How to avoid getting scammed by a supplier you've never met.
Most supplier scams follow the same script: a deposit paid on trust, then silence. Here's what to watch for before you wire a cent — and why escrow removes this risk from the equation entirely.
Four things a legitimate supplier will never ask of you.
A personal account, not a business one
You're asked to wire money to a bank account in someone's own name rather than the company's — a classic sign there's no real structure behind the order.
No verification possible
The supplier refuses any video call, proof of factory or stock, or any independent check on who they actually are.
An unusually large deposit
You're asked for far more than the usual 30% before the order is even confirmed, with no clear justification.
Pressure to pay right now
"This price is only good if you pay today" or "another buyer is waiting" — urgency is a manipulation tactic, not a sales argument.
The 30/70 deposit split reduces risk. It doesn't remove it.
Paying 30% upfront and 70% on delivery is common practice — and a reasonable one. But it still relies entirely on trust: once your 30% is sent, there's no guarantee it comes back if the supplier disappears or changes the terms midway.

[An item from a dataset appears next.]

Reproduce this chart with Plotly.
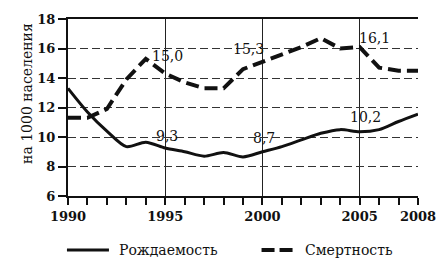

That's exactly the gap escrow closes: instead of sending the deposit directly to the supplier, you lock it in a neutral account that neither of you controls alone. It only releases once the agreed terms are met — otherwise, it comes back to you.
You don't have to trust blindly anymore.
Money locks, it doesn't leave
Your payment locks into on-chain escrow the moment you fund the deal — it only reaches the supplier once delivery is confirmed.
Refunded if nothing arrives
If the goods never show up, you simply don't release the funds — a dispute can be opened and the money stays protected.
Works for groups too
The same protection applies if you're pooling the order with other buyers — everyone's share stays protected separately.